Photo: Antoine Joubert
Keyless technology has many advantages. You don’t have to scramble for your keys in your pocket, and it lets you start your vehicle at the push of a button, among other perks. However, like anything electronic that emits a signal, key fobs are vulnerable to hacking. And while thieves used to rip apart the steering column to jump wires or jam Philips screwdrivers in ignition barrels, stealing a car is more of an over-the-air affair in the current automotive era.
That’s what four Ram pickup truck owners learned this morning in Fergus, Ontario when they walked out of their homes to empty driveways.

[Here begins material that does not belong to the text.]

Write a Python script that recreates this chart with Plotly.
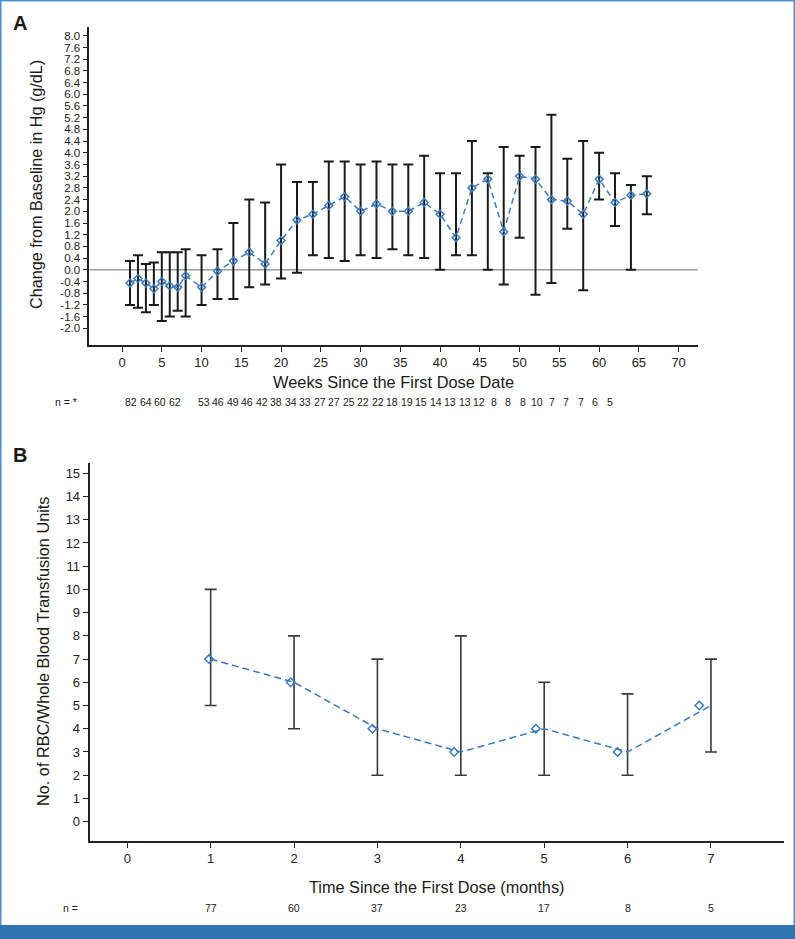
import plotly.graph_objects as go

# ---------------- Data: Panel A ----------------
weeks = [1, 2, 3, 4, 5, 6, 7, 8, 10, 12, 14, 16, 18, 20, 22, 24, 26, 28, 30, 32, 34,
         36, 38, 40, 42, 44, 46, 48, 50, 52, 54, 56, 58, 60, 62, 64, 66]
hb_mean = [-0.45, -0.3, -0.45, -0.65, -0.4, -0.55, -0.6, -0.2, -0.6, -0.05, 0.3, 0.6,
           0.2, 1.0, 1.7, 1.9, 2.2, 2.5, 2.0, 2.25, 2.0, 2.0, 2.3, 1.9, 1.1, 2.8, 3.1,
           1.3, 3.2, 3.1, 2.4, 2.35, 1.9, 3.1, 2.3, 2.55, 2.6]
hb_upper = [0.3, 0.5, 0.2, 0.25, 0.6, 0.6, 0.6, 0.7, 0.5, 0.7, 1.6, 2.4, 2.3, 3.6,
            3.0, 3.0, 3.7, 3.7, 3.6, 3.7, 3.6, 3.6, 3.9, 3.3, 3.3, 4.4, 3.3, 4.2, 3.9,
            4.2, 5.3, 3.8, 4.4, 4.0, 3.3, 2.9, 3.2]
hb_lower = [-1.2, -1.3, -1.45, -1.2, -1.75, -1.6, -1.4, -1.6, -1.2, -1.0, -1.0, -0.6,
            -0.5, -0.3, -0.1, 0.5, 0.4, 0.3, 0.5, 0.4, 0.7, 0.5, 0.4, 0.0, 0.5, 0.5,
            0.0, -0.5, 1.1, -0.85, -0.45, 1.4, -0.7, 2.4, 1.5, 0.0, 1.9]
n_weeks = ["82", "64", "60", "62", "", "53", "46", "49", "46", "42", "38", "34", "33",
           "27", "27", "25", "22", "22", "18", "19", "15", "14", "13", "13", "12", "8",
           "8", "8", "10", "7", "7", "7", "6", "5"]
a_yticks = [-2.0, -1.6, -1.2, -0.8, -0.4, 0.0, 0.4, 0.8, 1.2, 1.6, 2.0, 2.4, 2.8, 3.2,
            3.6, 4.0, 4.4, 4.8, 5.2, 5.6, 6.0, 6.4, 6.8, 7.2, 7.6, 8.0]
a_xticks = [0, 5, 10, 15, 20, 25, 30, 35, 40, 45, 50, 55, 60, 65, 70]

# ---------------- Data: Panel B ----------------
months = [1, 2, 3, 4, 5, 6, 7]
units_median = [7, 6, 4, 3, 4, 3, 5]
units_upper = [10, 8, 7, 8, 6, 5.5, 7]
units_lower = [5, 4, 2, 2, 2, 2, 3]
n_months = ["77", "60", "37", "23", "17", "8", "5"]
b_yticks = list(range(0, 16))
b_xticks = [0, 1, 2, 3, 4, 5, 6, 7]

W, H = 795, 939
FONT = "Liberation Sans, Arial, Helvetica, sans-serif"
BLUE = "#3a7bbf"
AXC = "#222222"

def px(x):
    return x / W

def py(y):
    return 1 - y / H

fig = go.Figure()

# Panel A
fig.add_trace(go.Scatter(
    x=weeks, y=hb_mean, mode="lines+markers",
    line=dict(color=BLUE, width=1.5, dash="6px,4px"),
    marker=dict(symbol="diamond-open", size=6, color=BLUE, line=dict(width=1.5, color=BLUE)),
    error_y=dict(type="data", symmetric=False,
                 array=[u - m for u, m in zip(hb_upper, hb_mean)],
                 arrayminus=[m - l for m, l in zip(hb_mean, hb_lower)],
                 color="#1a1a1a", thickness=2, width=5),
    xaxis="x", yaxis="y", showlegend=False, hoverinfo="skip"))

# Panel B: line + error bars at month positions
fig.add_trace(go.Scatter(
    x=months, y=units_median, mode="lines",
    line=dict(color=BLUE, width=1.5, dash="7px,4px"),
    error_y=dict(type="data", symmetric=False,
                 array=[u - m for u, m in zip(units_upper, units_median)],
                 arrayminus=[m - l for m, l in zip(units_median, units_lower)],
                 color="#3a3a3a", thickness=1.6, width=6),
    xaxis="x2", yaxis="y2", showlegend=False, hoverinfo="skip"))
# diamonds drawn slightly left of the bars, as in the source
fig.add_trace(go.Scatter(
    x=[m * 0.98 for m in months], y=units_median, mode="markers",
    marker=dict(symbol="diamond-open", size=6.5, color=BLUE, line=dict(width=1.5, color=BLUE)),
    xaxis="x2", yaxis="y2", showlegend=False, hoverinfo="skip"))

axis_common = dict(showline=True, linecolor=AXC, linewidth=1.6, ticks="outside",
                   ticklen=5, tickwidth=1.3, tickcolor=AXC, showgrid=False,
                   zeroline=False, tickfont=dict(family=FONT, size=13, color=AXC))

fig.update_layout(
    width=W, height=H, margin=dict(l=0, r=0, t=0, b=0),
    paper_bgcolor="white", plot_bgcolor="white",
    xaxis=dict(domain=[px(89.3), px(697.7)], range=[-4.12, 72.4], anchor="y",
               tickvals=a_xticks, **axis_common),
    yaxis=dict(domain=[py(345), py(26.7)], range=[-2.57, 8.31], anchor="x",
               tickvals=a_yticks, ticktext=[f"{v:.1f}" for v in a_yticks], **axis_common),
    xaxis2=dict(domain=[px(89.5), px(783.5)], range=[-0.453, 7.87], anchor="y2",
                tickvals=b_xticks, **axis_common),
    yaxis2=dict(domain=[py(840.7), py(463.3)], range=[-0.82, 15.43], anchor="x2",
                tickvals=b_yticks, **axis_common),
)
fig.update_layout(yaxis_tickfont=dict(family=FONT, size=11.5, color=AXC))

shapes = [
    # zero reference line panel A
    dict(type="line", xref="x domain", yref="y", x0=0, x1=1, y0=0, y1=0,
         line=dict(color="#9a9a9a", width=1.5), layer="below"),
    # frame
    dict(type="rect", xref="paper", yref="paper", x0=0, x1=1, y0=0, y1=1,
         line=dict(color="#4f8fcf", width=3), fillcolor="rgba(0,0,0,0)"),
    dict(type="rect", xref="paper", yref="paper", x0=0, x1=1, y0=0, y1=py(925),
         line=dict(width=0), fillcolor="#2f73b0"),
]
fig.update_layout(shapes=shapes)

ann = []
def text(x, y, t, size, bold=False, angle=0, xanchor="center"):
    ann.append(dict(xref="paper", yref="paper", x=px(x), y=py(y), text=(f"<b>{t}</b>" if bold else t),
                    showarrow=False, textangle=angle, xanchor=xanchor, yanchor="middle",
                    font=dict(family=FONT, size=size, color="#1a1a1a")))

text(20, 23, "A", 20, bold=True)
text(20, 455, "B", 20, bold=True)
text(36, 185, "Change from Baseline in Hg (g/dL)", 16.2, angle=-90)
text(393.5, 382, "Weeks Since the First Dose Date", 16.4)
text(42.5, 651.5, "No. of RBC/Whole Blood Transfusion Units", 16.3, angle=-90)
text(436.5, 886.5, "Time Since the First Dose (months)", 16.3)
text(65.5, 402, "n = *", 10.5)
text(70, 908, "n =", 10.5)
for i, lab in enumerate(n_weeks):
    if lab:
        text(131 + i * 14.5, 402, lab, 10.5)
for m, lab in zip(months, n_months):
    ann.append(dict(xref="x2", yref="paper", x=m, y=py(908), text=lab, showarrow=False,
                    xanchor="center", yanchor="middle",
                    font=dict(family=FONT, size=10.5, color="#1a1a1a")))
fig.update_layout(annotations=ann)

fig.write_html("out.html", config={"displayModeBar": False},
               post_script="document.body.style.margin='0';document.body.style.overflow='hidden';")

The modern car thief use what is commonly referred to as a relay attack to intercept the signal emitted by the key fob and match it with another device to unlock a vehicle, basically ‘copying’ the key fob. This enables them to drive away with the vehicle without breaking windows, forcing locks and sounding alarms.

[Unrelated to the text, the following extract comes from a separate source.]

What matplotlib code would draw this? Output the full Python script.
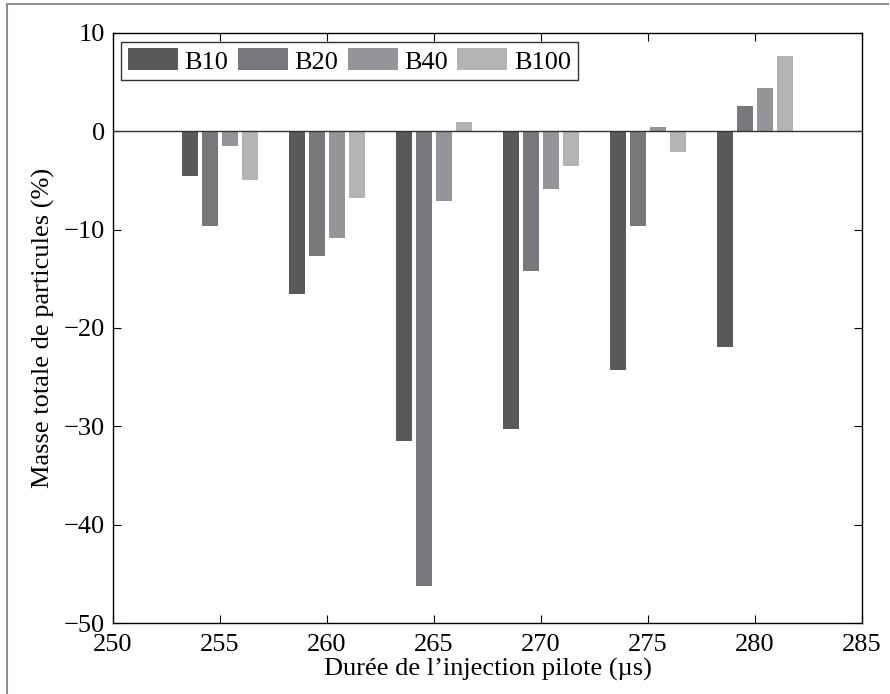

#WellingtonOPP investigating thft of 4 Dodge Ram 1500 trucks from #Fergus @CentrWellington occurred between 4-5 a.m. Aug 28. ’22 Dodge Ram 1500 Grey Sport, Silver Big Horn, Silver Sport and a ’21 Black Sport stolen from residences. Contact OPP or @CSGWtips with any info. pic.twitter.com/irjOFCat7D
— OPP West Region (@OPP_WR) August 28, 2022
The signal can be intercepted at all times, because modern key fobs are always emitting it. And if your keys are hanging on a key hook by the door, in your jacket pocket in the closet next to the door, it might just be in a prime location for thieves.
CTV News Kitchener reports that the owners of the four trucks — a 2022 Ram 1500 Grey Sport, Silver Big Horn, Silver Sport, and 2021 Black Sport – most likely had their key fobs in vulnerable locations near points of entry, such as the front door or garage.
It is possible to block the signal from your key fob by storing it in a protective pouch or box that blocks the small devices’ outgoing signal.